**Short task**
Of the lines in the listing, how many include the string "this"? Write the number and nothing else.

**Record list**
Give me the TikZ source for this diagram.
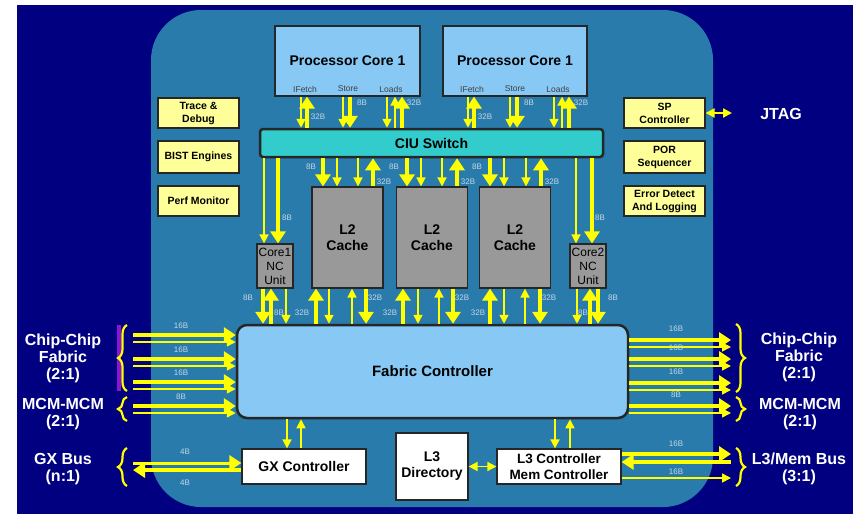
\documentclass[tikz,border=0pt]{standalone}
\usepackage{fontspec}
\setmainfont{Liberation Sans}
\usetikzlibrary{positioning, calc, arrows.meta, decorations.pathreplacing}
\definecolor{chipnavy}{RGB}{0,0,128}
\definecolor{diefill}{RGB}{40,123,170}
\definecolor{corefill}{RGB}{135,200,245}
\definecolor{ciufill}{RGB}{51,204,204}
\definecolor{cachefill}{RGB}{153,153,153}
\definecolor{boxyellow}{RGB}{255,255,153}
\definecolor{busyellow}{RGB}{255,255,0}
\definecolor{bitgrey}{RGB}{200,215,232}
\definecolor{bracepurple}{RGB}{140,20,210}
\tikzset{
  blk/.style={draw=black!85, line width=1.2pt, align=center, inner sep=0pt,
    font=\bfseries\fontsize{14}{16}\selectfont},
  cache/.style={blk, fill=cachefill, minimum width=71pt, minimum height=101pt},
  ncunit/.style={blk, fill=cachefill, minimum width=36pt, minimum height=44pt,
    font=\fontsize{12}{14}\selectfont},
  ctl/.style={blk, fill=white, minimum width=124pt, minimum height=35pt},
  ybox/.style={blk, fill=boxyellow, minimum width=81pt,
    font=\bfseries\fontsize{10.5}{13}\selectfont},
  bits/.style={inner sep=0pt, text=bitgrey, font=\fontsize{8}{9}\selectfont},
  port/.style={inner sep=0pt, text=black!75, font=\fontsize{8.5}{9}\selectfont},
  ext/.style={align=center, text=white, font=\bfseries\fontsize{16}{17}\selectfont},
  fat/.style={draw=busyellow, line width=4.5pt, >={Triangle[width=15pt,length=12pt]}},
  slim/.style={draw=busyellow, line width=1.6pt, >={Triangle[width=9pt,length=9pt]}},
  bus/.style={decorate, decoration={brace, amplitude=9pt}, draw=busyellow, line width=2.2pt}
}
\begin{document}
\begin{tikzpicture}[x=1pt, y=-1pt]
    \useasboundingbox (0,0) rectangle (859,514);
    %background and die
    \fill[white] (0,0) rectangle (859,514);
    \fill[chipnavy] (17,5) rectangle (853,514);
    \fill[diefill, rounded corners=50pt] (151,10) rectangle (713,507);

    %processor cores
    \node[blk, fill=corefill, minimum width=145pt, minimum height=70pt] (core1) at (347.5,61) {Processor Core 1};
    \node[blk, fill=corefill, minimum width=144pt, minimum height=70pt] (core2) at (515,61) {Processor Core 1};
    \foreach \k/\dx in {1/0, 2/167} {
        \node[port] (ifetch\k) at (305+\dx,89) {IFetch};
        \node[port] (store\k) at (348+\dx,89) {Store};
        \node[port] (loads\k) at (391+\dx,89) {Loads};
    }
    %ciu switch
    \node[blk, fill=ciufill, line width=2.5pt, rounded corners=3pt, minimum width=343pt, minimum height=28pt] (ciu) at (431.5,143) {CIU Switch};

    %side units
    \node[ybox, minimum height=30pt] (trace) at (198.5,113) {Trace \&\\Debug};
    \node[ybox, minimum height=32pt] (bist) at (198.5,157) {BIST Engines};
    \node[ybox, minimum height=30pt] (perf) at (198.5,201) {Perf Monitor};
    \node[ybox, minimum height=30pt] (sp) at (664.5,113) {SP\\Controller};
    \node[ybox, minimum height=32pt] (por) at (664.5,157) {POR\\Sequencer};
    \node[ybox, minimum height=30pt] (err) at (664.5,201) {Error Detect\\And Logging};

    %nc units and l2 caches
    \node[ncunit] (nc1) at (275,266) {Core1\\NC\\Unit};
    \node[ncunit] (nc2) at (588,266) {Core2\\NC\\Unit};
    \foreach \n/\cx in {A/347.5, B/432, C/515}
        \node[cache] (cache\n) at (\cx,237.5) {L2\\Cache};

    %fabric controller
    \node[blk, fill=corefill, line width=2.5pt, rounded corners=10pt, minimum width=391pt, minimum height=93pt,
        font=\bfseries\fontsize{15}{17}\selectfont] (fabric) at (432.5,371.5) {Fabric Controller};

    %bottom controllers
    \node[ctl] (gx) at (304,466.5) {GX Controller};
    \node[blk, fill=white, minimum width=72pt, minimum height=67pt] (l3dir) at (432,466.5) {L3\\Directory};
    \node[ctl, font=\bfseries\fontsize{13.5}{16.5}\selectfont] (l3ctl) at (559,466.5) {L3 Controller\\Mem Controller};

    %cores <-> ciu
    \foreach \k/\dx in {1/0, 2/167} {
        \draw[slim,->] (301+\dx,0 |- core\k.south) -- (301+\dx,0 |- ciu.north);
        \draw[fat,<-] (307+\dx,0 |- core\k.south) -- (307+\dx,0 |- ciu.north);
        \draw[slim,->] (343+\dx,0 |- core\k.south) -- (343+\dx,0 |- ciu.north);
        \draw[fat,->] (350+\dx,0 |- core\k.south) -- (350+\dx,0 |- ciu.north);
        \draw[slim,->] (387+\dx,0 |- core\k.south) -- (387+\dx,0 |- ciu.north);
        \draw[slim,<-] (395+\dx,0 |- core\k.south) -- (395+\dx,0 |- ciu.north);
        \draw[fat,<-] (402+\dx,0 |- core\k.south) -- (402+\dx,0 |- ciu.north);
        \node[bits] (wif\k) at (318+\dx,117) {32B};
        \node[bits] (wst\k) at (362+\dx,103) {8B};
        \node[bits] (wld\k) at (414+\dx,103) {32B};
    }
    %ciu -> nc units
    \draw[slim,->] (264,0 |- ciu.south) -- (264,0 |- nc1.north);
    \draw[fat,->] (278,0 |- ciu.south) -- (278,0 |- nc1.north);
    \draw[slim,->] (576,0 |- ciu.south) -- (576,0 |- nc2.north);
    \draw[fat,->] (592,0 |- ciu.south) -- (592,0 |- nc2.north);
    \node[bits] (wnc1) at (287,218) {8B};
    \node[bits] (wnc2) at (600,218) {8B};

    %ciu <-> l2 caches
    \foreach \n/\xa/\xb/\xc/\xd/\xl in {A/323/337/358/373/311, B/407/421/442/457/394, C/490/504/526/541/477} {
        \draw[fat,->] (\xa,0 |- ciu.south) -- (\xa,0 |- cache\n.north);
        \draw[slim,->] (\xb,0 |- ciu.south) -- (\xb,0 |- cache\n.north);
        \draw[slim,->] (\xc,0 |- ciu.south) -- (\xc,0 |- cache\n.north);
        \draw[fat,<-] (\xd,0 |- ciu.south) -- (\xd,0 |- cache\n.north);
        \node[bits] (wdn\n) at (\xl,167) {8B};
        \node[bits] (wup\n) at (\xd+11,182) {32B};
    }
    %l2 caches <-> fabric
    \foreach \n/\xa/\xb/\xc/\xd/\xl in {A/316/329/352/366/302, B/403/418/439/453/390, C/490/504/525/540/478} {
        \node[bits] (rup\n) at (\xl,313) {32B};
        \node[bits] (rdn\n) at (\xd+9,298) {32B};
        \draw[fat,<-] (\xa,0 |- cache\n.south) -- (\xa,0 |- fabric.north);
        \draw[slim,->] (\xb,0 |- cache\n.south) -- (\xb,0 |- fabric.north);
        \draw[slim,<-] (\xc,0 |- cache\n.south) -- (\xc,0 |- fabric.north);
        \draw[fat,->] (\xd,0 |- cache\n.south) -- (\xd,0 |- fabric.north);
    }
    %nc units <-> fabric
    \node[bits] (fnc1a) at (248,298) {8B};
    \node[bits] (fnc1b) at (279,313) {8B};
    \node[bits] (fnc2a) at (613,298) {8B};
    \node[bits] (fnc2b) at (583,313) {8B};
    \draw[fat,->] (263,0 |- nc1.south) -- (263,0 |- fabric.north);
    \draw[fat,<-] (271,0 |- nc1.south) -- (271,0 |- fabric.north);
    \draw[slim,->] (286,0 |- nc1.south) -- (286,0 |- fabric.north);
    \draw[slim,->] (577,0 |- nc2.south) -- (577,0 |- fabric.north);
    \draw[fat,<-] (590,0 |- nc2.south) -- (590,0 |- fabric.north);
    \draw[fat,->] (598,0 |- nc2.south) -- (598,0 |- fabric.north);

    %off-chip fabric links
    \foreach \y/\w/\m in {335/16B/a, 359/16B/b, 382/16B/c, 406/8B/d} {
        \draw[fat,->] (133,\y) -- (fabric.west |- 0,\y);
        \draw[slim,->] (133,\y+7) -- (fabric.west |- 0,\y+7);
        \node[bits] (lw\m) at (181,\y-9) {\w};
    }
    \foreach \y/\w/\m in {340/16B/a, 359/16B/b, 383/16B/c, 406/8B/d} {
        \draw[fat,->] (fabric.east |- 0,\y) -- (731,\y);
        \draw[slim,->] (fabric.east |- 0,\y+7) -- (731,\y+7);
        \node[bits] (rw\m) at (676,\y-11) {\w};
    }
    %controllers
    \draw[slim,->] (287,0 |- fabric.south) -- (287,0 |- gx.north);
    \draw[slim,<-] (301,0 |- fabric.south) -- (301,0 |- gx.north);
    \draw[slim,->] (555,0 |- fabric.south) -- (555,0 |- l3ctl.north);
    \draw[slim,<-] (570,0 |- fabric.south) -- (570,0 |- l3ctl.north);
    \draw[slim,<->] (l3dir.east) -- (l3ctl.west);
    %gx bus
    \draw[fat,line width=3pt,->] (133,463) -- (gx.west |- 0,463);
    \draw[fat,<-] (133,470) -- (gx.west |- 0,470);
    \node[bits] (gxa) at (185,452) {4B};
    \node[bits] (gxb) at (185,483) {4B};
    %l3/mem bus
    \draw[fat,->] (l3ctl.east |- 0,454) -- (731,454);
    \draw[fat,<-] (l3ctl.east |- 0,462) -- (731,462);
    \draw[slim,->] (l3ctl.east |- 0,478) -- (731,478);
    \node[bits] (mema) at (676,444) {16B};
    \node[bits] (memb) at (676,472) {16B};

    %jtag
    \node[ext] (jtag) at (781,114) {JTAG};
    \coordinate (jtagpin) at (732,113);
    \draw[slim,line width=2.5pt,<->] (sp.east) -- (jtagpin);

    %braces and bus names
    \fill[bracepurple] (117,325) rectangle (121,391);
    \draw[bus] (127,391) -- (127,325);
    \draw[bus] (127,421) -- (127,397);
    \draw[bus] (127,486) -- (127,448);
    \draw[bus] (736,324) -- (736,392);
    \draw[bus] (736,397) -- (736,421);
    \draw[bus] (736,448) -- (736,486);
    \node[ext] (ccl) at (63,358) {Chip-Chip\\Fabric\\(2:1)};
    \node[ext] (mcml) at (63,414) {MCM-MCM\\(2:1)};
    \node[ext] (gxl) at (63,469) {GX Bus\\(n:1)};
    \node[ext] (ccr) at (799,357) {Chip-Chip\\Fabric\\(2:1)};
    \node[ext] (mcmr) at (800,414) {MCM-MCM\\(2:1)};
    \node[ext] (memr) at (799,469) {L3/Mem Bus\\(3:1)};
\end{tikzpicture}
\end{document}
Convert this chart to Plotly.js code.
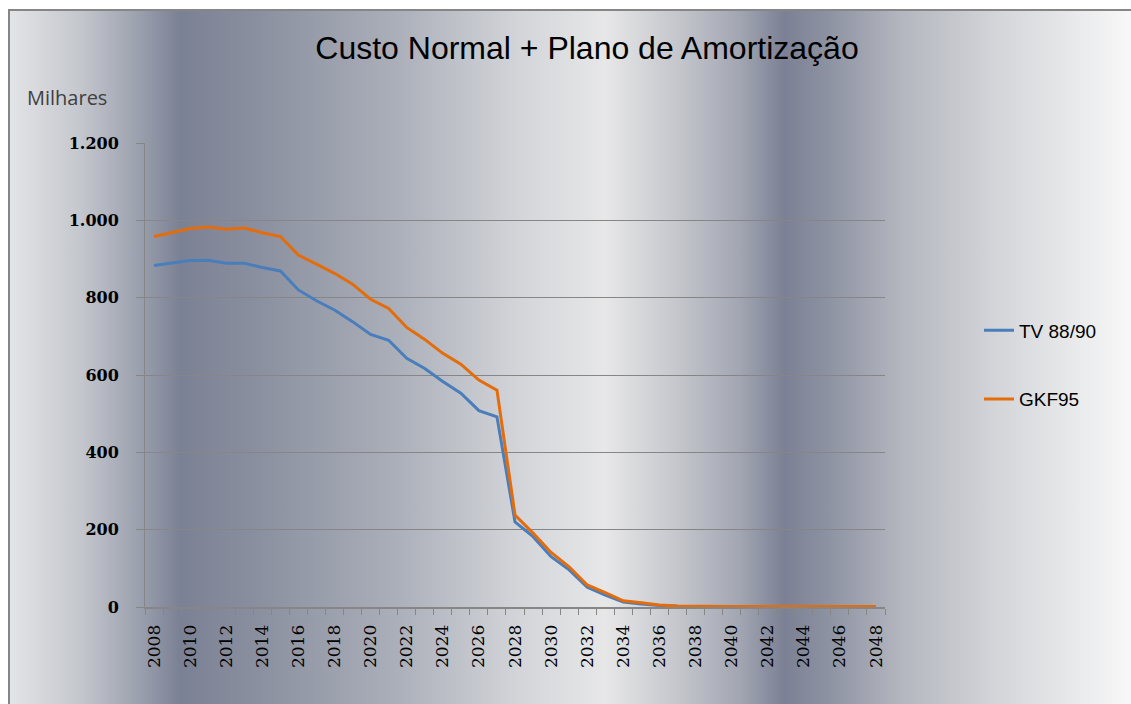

**Expected answer**
2